For a complete guide to finding, vetting, and engaging the right independent inspector for your specific build — including credential verification steps, scope negotiation strategies, and report format requirements to specify in advance — our third-party inspector selection guide covers every step of the hiring process.
Conclusion
Inspections, walkthroughs, and quality control are the primary mechanisms verifying the home being built actually matches the one you contracted for.
Every construction phase creates an opportunity to catch defects at a fraction of post-occupancy repair costs, from the foundation pour through the final 11-month warranty walkthrough.
At Mr. Local Services, we connect homeowners and builders with qualified new construction inspectors at every build phase. Contact us to get started today.
Frequently Asked Questions
What is the difference between a municipal inspection and a third-party quality inspection?
A municipal inspector verifies minimum code compliance on behalf of the local government. A third-party quality inspector works for you, assessing both code compliance and workmanship quality, and delivering a detailed report you can use to hold your builder accountable.

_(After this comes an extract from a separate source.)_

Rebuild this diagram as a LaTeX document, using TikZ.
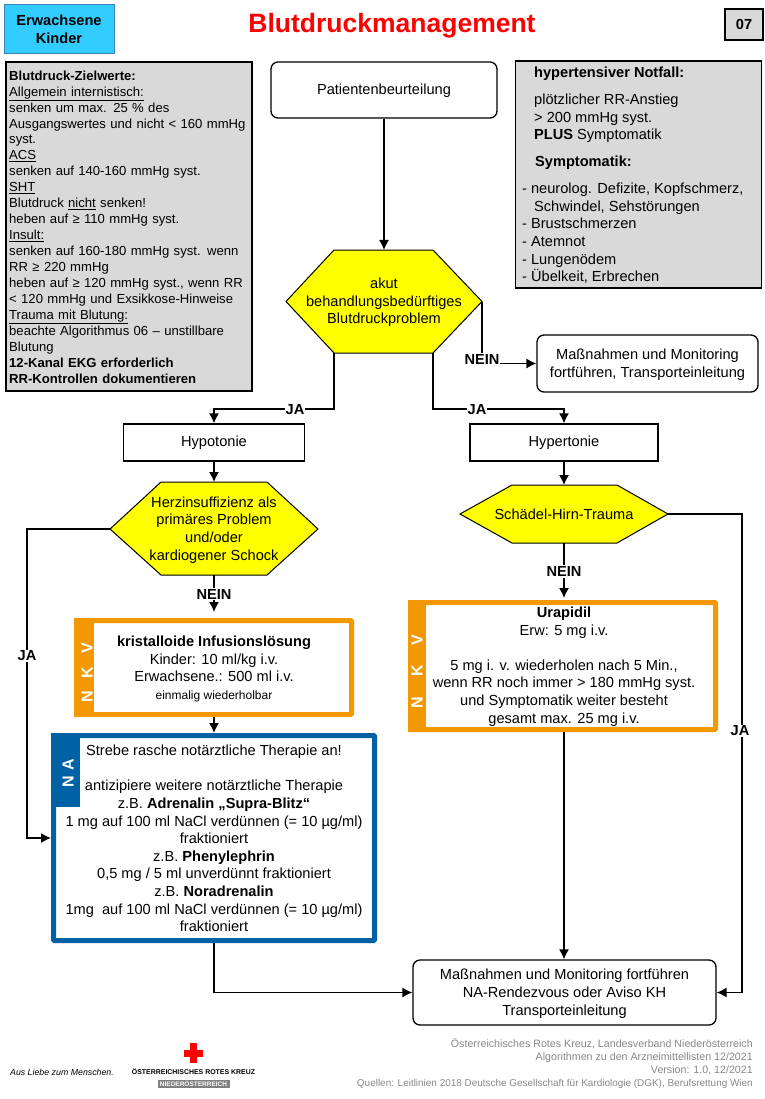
\documentclass[tikz,border=0pt]{standalone}
\usepackage{fontspec}
\setmainfont{Liberation Sans}
\usetikzlibrary{arrows.meta}
\definecolor{nkvorange}{RGB}{243,152,0}
\definecolor{nablue}{RGB}{0,98,165}
\definecolor{boxgray}{RGB}{217,217,217}
\definecolor{footgray}{RGB}{135,135,135}
\definecolor{hexyellow}{RGB}{255,255,0}
\newcommand{\ftxt}{\fontsize{14.6}{17.6}\selectfont}
\newcommand{\dropline}{\rule{0pt}{13pt}}
\begin{document}
\begin{tikzpicture}[x=1pt,y=-1pt]
    \tikzset{infobox/.style = {draw=black,line width=1.4pt,fill=boxgray}}
    \tikzset{roundbox/.style = {draw=black,line width=1.3pt,rounded corners=7pt,fill=white}}
    \tikzset{plainbox/.style = {draw=black,line width=1.3pt,fill=white}}
    \tikzset{hexbox/.style = {draw=black,line width=1pt,fill=hexyellow}}
    \tikzset{txt/.style = {align=center,font=\ftxt,inner sep=0pt}}
    \tikzset{lefttxt/.style = {align=left,font=\ftxt,inner sep=0pt,anchor=north west}}
    \tikzset{answer/.style = {fill=white,inner sep=1pt,font=\fontsize{14.6}{16}\selectfont\bfseries}}
    \tikzset{flow/.style = {draw=black,line width=1.3pt,-{Latex[length=10pt,width=10pt]}}}
    \tikzset{tablabel/.style = {text=white,rotate=90,font=\fontsize{16}{17}\selectfont\bfseries,inner sep=0pt}}
    \useasboundingbox (0,0) rectangle (764,1099);
    % header
    \node[draw={rgb,255:red,60;green,130;blue,190},line width=1pt,fill={rgb,255:red,51;green,204;blue,255},minimum width=110pt,minimum height=49pt,inner sep=0pt,align=center,font=\ftxt\bfseries] (group) at (59,29.5) {Erwachsene\\Kinder};
    \node[text=red,font=\fontsize{26.5}{28}\selectfont\bfseries,inner sep=0pt] (title) at (392,26) {Blutdruckmanagement};
    \node[infobox,minimum width=38pt,minimum height=31pt,inner sep=0pt,font=\ftxt\bfseries] (nr) at (744,24.5) {07};
    % grey boxes
    \node[infobox,minimum width=246pt,minimum height=329pt,inner sep=0pt] (ziel) at (129,226.5) {};
    \node[lefttxt,text width=242pt,font=\fontsize{13.1}{15.95}\selectfont] (zieltxt) at (9,70.5) {\textbf{Blutdruck-Zielwerte:}\\
        \underline{Allgemein internistisch:}\\
        senken um max. 25 \% des\\
        Ausgangswertes und nicht < 160 mmHg\\
        syst.\\
        \underline{ACS}\\
        senken auf 140-160 mmHg syst.\\
        \underline{SHT}\\
        Blutdruck \underline{nicht} senken!\\
        heben auf ≥ 110 mmHg syst.\\
        \underline{Insult:}\\
        senken auf 160-180 mmHg syst. wenn\\
        RR ≥ 220 mmHg\\
        heben auf ≥ 120 mmHg syst., wenn RR\\
        < 120 mmHg und Exsikkose-Hinweise\\
        \underline{Trauma mit Blutung:}\\
        beachte Algorithmus 06 – unstillbare\\
        Blutung\\
        \textbf{12-Kanal EKG erforderlich}\\
        \textbf{RR-Kontrollen dokumentieren}};
    \node[infobox,minimum width=246pt,minimum height=227pt,inner sep=0pt] (notfall) at (638.5,174.5) {};
    \node[lefttxt] (notfalla) at (534,67) {\textbf{hypertensiver Notfall:}};
    \node[lefttxt] (notfallb) at (534,94) {plötzlicher RR-Anstieg\\> 200 mmHg syst.\\\textbf{PLUS} Symptomatik};
    \node[lefttxt] (notfallc) at (535,156) {\textbf{Symptomatik:}};
    \node[lefttxt] (notfalld) at (522,183) {- neurolog. Defizite, Kopfschmerz,\\\hspace*{12pt}Schwindel, Sehstörungen\\- Brustschmerzen\\- Atemnot\\- Lungenödem\\- Übelkeit, Erbrechen};
    % flow boxes
    \node[roundbox,minimum width=226pt,minimum height=56pt,txt] (start) at (384,90) {\dropline Patientenbeurteilung};
    \draw[hexbox] (286,301.5) -- (334,250) -- (433,250) -- (482,301.5) -- (433,353) -- (334,353) -- cycle;
    \coordinate (hexatop) at (384,250);
    \coordinate (hexbl) at (334,353);
    \coordinate (hexbr) at (433,353);
    \coordinate (hexr) at (482,301.5);
    \node[txt] (hexa) at (384,302.5) {akut\\behandlungsbedürftiges\\Blutdruckproblem};
    \node[roundbox,minimum width=221pt,minimum height=57pt,txt] (weiter) at (647.5,363.5) {\dropline Maßnahmen und Monitoring\\fortführen, Transporteinleitung};
    \node[plainbox,minimum width=181pt,minimum height=37pt,txt] (hypo) at (214,442.5) {Hypotonie};
    \node[plainbox,minimum width=188pt,minimum height=37pt,txt] (hyper) at (564,442.5) {Hypertonie};
    \draw[hexbox] (110,529) -- (161,482) -- (267,482) -- (318,529) -- (267,575) -- (161,575) -- cycle;
    \coordinate (hexbtop) at (214,482);
    \coordinate (hexbbot) at (214,575);
    \coordinate (hexbl2) at (110,529);
    \node[txt] (hexb) at (214,530) {Herzinsuffizienz als\\primäres Problem\\und/oder\\kardiogener Schock};
    \draw[hexbox] (460,514) -- (512,485) -- (617,485) -- (668,514) -- (617,543) -- (512,543) -- cycle;
    \coordinate (hexctop) at (564,485);
    \coordinate (hexcbot) at (564,543);
    \coordinate (hexcr) at (668,514);
    \node[txt] (hexc) at (564,514) {Schädel-Hirn-Trauma};
    % NKV left
    \node[draw=nkvorange,line width=5pt,fill=white,rounded corners=1pt,minimum width=275pt,minimum height=94pt,inner sep=0pt] (nkva) at (214,667.5) {};
    \fill[nkvorange] (74,618) rectangle (94,717);
    \node[tablabel] (nkvatab) at (87,673) {N\hspace{13pt}K\hspace{13pt}V};
    \node[txt] (nkvatxt) at (214,669) {\textbf{kristalloide Infusionslösung}\\Kinder: 10 ml/kg i.v.\\Erwachsene.: 500 ml i.v.\\{\fontsize{12}{17.6}\selectfont einmalig wiederholbar}};
    % NA
    \node[draw=nablue,line width=5pt,fill=white,rounded corners=1pt,minimum width=321pt,minimum height=205pt,inner sep=0pt] (na) at (214,838) {};
    \fill[nablue] (51,733) rectangle (80,807);
    \node[tablabel] (natab) at (68,773) {N\hspace{6pt}A};
    \node[txt] (natxt) at (214,838.5) {Strebe rasche notärztliche Therapie an!\\[17.6pt]antizipiere weitere notärztliche Therapie\\z.B. \textbf{Adrenalin „Supra-Blitz“}\\1 mg auf 100 ml NaCl verdünnen (= 10 µg/ml)\\fraktioniert\\z.B. \textbf{Phenylephrin}\\0,5 mg / 5 ml unverdünnt fraktioniert\\z.B. \textbf{Noradrenalin}\\1mg\ \ auf 100 ml NaCl verdünnen (= 10 µg/ml)\\fraktioniert};
    % NKV right
    \node[draw=nkvorange,line width=5pt,fill=white,rounded corners=1pt,minimum width=305pt,minimum height=127pt,inner sep=0pt] (nkvb) at (563,666) {};
    \fill[nkvorange] (408,600) rectangle (426,732);
    \node[tablabel] (nkvbtab) at (417,671.5) {N\hspace{20pt}K\hspace{20pt}V};
    \node[txt] (nkvbtxt) at (564,666.5) {\textbf{Urapidil}\\Erw: 5 mg i.v.\\[17.6pt]5 mg i. v. wiederholen nach 5 Min.,\\wenn RR noch immer > 180 mmHg syst.\\und Symptomatik weiter besteht\\gesamt max. 25 mg i.v.};
    \node[roundbox,minimum width=303pt,minimum height=65pt,txt] (ende) at (564.5,992.5) {\dropline Maßnahmen und Monitoring fortführen\\NA-Rendezvous oder Aviso KH\\Transporteinleitung};
    % connectors
    \draw[flow] (start) -- (hexatop);
    \draw[flow] (hexr) |- (weiter.west);
    \draw[flow] (hexbl) -- (334,409) -| (hypo.north);
    \draw[flow] (hexbr) -- (433,409) -| (hyper.north);
    \draw[flow] (hypo) -- (hexbtop);
    \draw[flow] (hyper) -- (hexctop);
    \draw[flow] (hexbbot) -- (214,612);
    \draw[flow] (hexcbot) -- (564,598);
    \draw[flow] (nkva.south) -- (na.north);
    \draw[flow] (hexbl2) -- (27,529) |- (na.west);
    \draw[flow] (hexcr) -- (742,514) |- (ende.east);
    \draw[flow] (na.south) |- (ende.west);
    \draw[flow] (564,732) -- (ende.north -| 564,0);
    % answers
    \node[answer] (neina) at (482,359.5) {NEIN};
    \node[answer] (jaa) at (295,409.5) {JA};
    \node[answer] (jab) at (477,409.5) {JA};
    \node[answer] (neinb) at (214,594) {NEIN};
    \node[answer] (neinc) at (564,571.5) {NEIN};
    \node[answer] (jac) at (27,656) {JA};
    \node[answer] (jad) at (740,731) {JA};
    % footer
    \node[anchor=north east,align=right,text=footgray,inner sep=0pt,font=\fontsize{10.67}{13}\selectfont] (foot) at (753,1038.5) {Österreichisches Rotes Kreuz, Landesverband Niederösterreich\\Algorithmen zu den Arzneimittellisten 12/2021\\Version: 1.0, 12/2021\\{\fontsize{9.95}{13}\selectfont Quellen: Leitlinien 2018 Deutsche Gesellschaft für Kardiologie (DGK), Berufsrettung Wien}};
    \fill[red] (190,1043) rectangle (197,1063);
    \fill[red] (184,1049.5) rectangle (203,1056.5);
    \node[inner sep=0pt,font=\fontsize{8.8}{9}\selectfont\itshape] (motto) at (62,1072) {Aus Liebe zum Menschen.};
    \node[inner sep=0pt,font=\fontsize{6.95}{9}\selectfont\bfseries] (orkname) at (193.5,1072) {ÖSTERREICHISCHES ROTES KREUZ};
    \node[fill=gray,text=white,inner sep=0pt,minimum width=72pt,minimum height=8.5pt,font=\fontsize{6.5}{7}\selectfont\bfseries] (orkland) at (193.5,1084) {NIEDERÖSTERREICH};
\end{tikzpicture}
\end{document}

When should I schedule a pre-drywall inspection?
Schedule the pre-drywall inspection immediately after insulation is complete and before any drywall is installed. Confirm the timing with your builder weekly during the framing and rough-in phases, as this window is typically only three to seven days.
What is a HERS rating and do I need one?
A HERS (Home Energy Rating System) rating is a numerical score measuring a home’s energy efficiency relative to a reference standard. Many jurisdictions now require HERS verification as part of energy code compliance for CO issuance, and it is also required for ENERGY STAR certification and several green financing programs.
What happens if my home fails the final inspection?
The building department issues a conditional rejection that lists the specific items requiring correction. Your builder corrects each item, requests a re-inspection, and pays any applicable re-inspection fees. The certificate of occupancy is issued only after the final inspection passes without outstanding conditions.
What should be included on a punch list?
Every incomplete or defective item found during the final walkthrough, organized by trade and room location, with a precise location description, specific defect description, contract specification reference where applicable, and a photograph for each item. Vague entries produce inconsistent results; specific, documented entries create accountability.
What is the 11-month warranty inspection?
The 11-month inspection is a proactive walkthrough conducted approximately 11 months after closing to identify and document all warranty-eligible defects before the one-year workmanship warranty expires. Items not reported in writing before that deadline generally fall outside builder warranty coverage.
Can I occupy a new home without a certificate of occupancy?
No. Occupying a new home without a certificate of occupancy is illegal in virtually all US jurisdictions, violates the terms of most mortgage agreements, and may result in municipal fines or mandatory evacuation. Your lender will also withhold the final mortgage disbursement until a CO is formally issued.